D’autre part, les autorités israéliennes ont indiqué que 150 roquettes avaient été lancées avant l’attaque depuis Cana et ses abords immédiats et que les résidents avaient été avertis à plusieurs reprises, par plusieurs moyens, qu’ils devaient quitter les lieux. Montrer des images de Cana sans préciser aucun de ces éléments, dans le contexte en question, équivalait à faire porter à Israël le blâme de ce drame. Or l’examen des éléments d’information dont les journalistes disposaient en décembre 2006 ne permettait nullement de présenter les choses de cette manière sans compromettre gravement la pluralité des faits et la diversité des opinions et sans répandre une impression générale orientée.

Qu’en est-il également de ce que le commentaire de la TSR qualifie d’«immense marée noire»? Selon un site proche du ministère français de l’Écologie et du développement durable et de milieux écologiques, la plus grave marée noire de source unique a été celle du puits sous-marin Ixtoc One, dans le golfe du Mexique, en 1979, avec entre 470.000 et 1.500.000 tonnes de pétrole déversés. Pendant la première guerre du golfe, en 1991, 700 à 900.000 tonnes de pétrole auraient été répandues dans la mer. D’autres marées noires de grande ampleur sont répertoriées notamment au Brésil (plateforme pétrolière en 2001, 350.000 tonnes) et en Afrique du Sud (Castillo de Bellver, 250.000 tonnes). En Méditerranée, on peut citer l’affaire de l’Urquiola en 1976 (100.000 tonnes), de l’Amoco Cadiz en 1978 (223.000 tonnes), de l’Independenta en 1979 (95.000 tonnes), de l’Irenes Serenade en 1980 (102.000 tonnes), du Haven en 1991 (140.000 tonnes) ou encore de l’Aegian See en 1992 (80.000 tonnes).

Avec 15.000 tonnes, il paraît donc excessif de parler d’une «immense marée noire», d’autant qu’il s’agit d’un maximum – le rapport le plus officiel indique «entre 10000 et 15000 tonnes». Ici aussi, le choix des images et le commentaire ont pour effet d’orienter l’information, ce qui compromet la mission d’information confiée par la Confédération à la TSR. Et ce dans un sens qui semble largement systématique.

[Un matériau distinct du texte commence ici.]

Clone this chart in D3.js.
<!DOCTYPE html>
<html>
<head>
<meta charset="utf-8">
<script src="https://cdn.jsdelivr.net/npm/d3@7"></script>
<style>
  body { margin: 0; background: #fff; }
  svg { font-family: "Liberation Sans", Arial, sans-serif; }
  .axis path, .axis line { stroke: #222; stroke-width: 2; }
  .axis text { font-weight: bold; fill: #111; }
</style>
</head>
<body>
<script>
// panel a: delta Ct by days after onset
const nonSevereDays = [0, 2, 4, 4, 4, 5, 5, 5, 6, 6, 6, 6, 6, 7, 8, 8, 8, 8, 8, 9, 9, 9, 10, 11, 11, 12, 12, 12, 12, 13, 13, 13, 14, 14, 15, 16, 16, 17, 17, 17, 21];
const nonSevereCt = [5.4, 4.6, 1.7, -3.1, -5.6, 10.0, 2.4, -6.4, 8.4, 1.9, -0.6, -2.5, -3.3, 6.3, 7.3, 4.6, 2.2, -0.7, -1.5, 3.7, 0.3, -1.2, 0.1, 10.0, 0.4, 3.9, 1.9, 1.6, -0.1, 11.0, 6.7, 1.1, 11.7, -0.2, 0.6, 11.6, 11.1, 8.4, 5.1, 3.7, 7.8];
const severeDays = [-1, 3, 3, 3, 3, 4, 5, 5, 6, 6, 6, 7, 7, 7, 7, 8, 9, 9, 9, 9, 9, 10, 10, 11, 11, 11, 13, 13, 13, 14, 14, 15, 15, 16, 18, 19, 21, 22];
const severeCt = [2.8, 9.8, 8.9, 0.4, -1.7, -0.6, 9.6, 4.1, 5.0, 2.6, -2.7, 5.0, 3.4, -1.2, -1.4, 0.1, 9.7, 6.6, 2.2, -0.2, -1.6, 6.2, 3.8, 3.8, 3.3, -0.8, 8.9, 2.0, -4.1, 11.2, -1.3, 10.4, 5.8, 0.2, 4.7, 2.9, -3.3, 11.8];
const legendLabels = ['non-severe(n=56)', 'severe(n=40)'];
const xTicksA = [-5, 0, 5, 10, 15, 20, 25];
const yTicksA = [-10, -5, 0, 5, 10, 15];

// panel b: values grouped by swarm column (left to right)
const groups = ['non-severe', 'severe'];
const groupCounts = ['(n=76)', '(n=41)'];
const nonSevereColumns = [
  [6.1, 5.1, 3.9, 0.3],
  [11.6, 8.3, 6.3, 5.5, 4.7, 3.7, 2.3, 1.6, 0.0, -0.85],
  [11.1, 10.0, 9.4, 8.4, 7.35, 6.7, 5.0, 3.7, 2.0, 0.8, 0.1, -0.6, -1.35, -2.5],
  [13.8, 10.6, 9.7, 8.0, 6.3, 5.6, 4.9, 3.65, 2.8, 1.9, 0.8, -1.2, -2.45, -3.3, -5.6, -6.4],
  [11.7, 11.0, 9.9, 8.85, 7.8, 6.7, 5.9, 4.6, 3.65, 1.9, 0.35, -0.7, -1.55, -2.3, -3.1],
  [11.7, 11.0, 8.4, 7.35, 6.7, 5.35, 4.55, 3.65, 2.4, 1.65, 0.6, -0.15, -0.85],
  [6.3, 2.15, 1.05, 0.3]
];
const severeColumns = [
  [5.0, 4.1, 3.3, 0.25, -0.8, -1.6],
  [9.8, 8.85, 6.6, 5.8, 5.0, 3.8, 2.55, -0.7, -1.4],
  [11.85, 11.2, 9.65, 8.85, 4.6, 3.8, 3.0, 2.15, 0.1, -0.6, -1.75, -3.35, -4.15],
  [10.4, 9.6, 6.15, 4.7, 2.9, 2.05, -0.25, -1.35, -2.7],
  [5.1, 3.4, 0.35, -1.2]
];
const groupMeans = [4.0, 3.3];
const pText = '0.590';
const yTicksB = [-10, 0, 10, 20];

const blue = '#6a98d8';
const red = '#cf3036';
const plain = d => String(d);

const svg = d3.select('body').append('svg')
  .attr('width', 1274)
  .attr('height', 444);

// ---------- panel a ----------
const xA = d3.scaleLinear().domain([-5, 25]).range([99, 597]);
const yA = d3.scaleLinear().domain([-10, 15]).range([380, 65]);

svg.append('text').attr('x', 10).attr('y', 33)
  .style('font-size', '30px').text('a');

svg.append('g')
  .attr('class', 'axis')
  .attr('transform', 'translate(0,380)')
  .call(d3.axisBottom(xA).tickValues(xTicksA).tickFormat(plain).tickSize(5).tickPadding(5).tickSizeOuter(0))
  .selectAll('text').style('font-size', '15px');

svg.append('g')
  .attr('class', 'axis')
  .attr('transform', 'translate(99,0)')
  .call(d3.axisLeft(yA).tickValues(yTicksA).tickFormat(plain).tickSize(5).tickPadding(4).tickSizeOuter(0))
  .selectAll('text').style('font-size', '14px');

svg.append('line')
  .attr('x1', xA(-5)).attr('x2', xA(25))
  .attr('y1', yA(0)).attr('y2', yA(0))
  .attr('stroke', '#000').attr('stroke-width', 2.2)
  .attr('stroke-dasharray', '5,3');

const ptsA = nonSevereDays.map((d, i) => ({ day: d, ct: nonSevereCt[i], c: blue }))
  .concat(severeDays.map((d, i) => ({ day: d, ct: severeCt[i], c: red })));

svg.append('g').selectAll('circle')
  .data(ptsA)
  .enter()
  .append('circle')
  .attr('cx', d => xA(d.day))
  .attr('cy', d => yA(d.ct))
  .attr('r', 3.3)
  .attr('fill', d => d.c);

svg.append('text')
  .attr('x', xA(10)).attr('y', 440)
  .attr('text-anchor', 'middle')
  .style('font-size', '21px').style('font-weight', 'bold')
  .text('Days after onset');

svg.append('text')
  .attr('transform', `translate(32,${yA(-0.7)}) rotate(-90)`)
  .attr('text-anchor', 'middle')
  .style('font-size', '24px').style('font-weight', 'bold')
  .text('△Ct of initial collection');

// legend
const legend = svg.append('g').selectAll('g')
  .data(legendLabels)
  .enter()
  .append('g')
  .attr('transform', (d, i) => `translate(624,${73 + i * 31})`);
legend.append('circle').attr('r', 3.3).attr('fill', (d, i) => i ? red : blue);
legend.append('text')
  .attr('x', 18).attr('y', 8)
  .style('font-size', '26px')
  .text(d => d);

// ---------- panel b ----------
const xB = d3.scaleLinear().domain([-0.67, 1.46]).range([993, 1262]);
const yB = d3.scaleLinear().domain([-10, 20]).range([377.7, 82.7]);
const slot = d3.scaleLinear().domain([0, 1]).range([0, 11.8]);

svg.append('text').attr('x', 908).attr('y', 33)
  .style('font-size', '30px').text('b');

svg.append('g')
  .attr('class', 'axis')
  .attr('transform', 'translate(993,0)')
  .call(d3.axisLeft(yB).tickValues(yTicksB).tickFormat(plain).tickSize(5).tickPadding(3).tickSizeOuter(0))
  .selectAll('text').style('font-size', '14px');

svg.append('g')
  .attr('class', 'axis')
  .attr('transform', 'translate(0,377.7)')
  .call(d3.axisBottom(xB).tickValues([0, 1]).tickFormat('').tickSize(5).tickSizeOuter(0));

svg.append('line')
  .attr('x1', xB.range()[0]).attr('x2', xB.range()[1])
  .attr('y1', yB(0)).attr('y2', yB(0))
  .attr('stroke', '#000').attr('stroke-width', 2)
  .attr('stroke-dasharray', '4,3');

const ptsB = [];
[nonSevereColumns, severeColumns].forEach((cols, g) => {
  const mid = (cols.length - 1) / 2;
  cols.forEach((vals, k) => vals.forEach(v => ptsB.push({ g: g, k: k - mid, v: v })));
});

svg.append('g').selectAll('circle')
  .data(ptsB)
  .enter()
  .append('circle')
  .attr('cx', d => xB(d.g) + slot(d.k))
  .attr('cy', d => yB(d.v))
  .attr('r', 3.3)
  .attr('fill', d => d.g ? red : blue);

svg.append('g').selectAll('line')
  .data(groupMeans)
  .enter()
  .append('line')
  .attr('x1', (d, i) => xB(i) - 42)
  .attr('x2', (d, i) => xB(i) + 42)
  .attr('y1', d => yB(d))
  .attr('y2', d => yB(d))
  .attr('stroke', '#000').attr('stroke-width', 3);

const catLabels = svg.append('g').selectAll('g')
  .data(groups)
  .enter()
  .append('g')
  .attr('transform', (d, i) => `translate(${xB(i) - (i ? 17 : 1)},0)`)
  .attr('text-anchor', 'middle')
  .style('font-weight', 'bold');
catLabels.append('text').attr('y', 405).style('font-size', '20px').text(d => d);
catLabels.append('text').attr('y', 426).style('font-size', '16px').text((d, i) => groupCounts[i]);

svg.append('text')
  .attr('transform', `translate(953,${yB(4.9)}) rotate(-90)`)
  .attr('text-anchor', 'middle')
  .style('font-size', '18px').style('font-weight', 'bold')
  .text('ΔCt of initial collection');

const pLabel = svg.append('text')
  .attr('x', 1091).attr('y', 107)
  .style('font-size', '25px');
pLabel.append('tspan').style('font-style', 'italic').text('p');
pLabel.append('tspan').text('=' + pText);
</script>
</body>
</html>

Surtout si l’on considère que la rétrospective ne dit pas un traitre mot sur les victimes israéliennes (les deux soldats enlevés exceptés) et les dégâts subis par Israël – également sur le plan environnemental – pendant ce conflit.

Ainsi, ce résumé de la TSR
– simplifie de manière outrancière le cours des événements,
– en exagère certains aspects au détriment d’autres,
– ne présente aucun élément d’information permettant d’expliciter le comportement d’Israël et
– passe entièrement sous silence les crimes de guerre qualifiés perpétrés systématiquement, sciemment et ouvertement par le Hezbollah,
ce qui engendre une impression générale faussée, incitant les téléspectateurs, concrètement, à condamner Israël et à ignorer les crimes du Hezbollah.

* * *

Fin de l’extrait. Les juges n’ont pas accepté cette plainte (de peu). Leurs motivations ne sont pas encore connues. Mais au nom de quoi peuvent-elles être valables? Soit le Hezbollah est terroriste et nous devrions le condamner et le combattre à ce titre, partout où il exerce son influence, et soutenir ceux qui ont le courage de l’affronter sur le terrain, malgré toutes ses manigances ignobles, soit il est un mouvement politique légitime. Les informations fournies ici ne permettent-elles pas de trancher?

UPDATE: Pour le Hezbollah, en tout cas, la conclusion est claire:

Last summer, many of Hezbollah’s rocket batteries were located in unpopulated rural areas, where the guerrillas dug networks of tunnels and fortifications, the officials said. But the army’s new intelligence indicates that those positions have now largely been abandoned in favor of populated villages, which provide better cover for the group’s activities.

Le prochain affrontement sera donc encore plus «civil».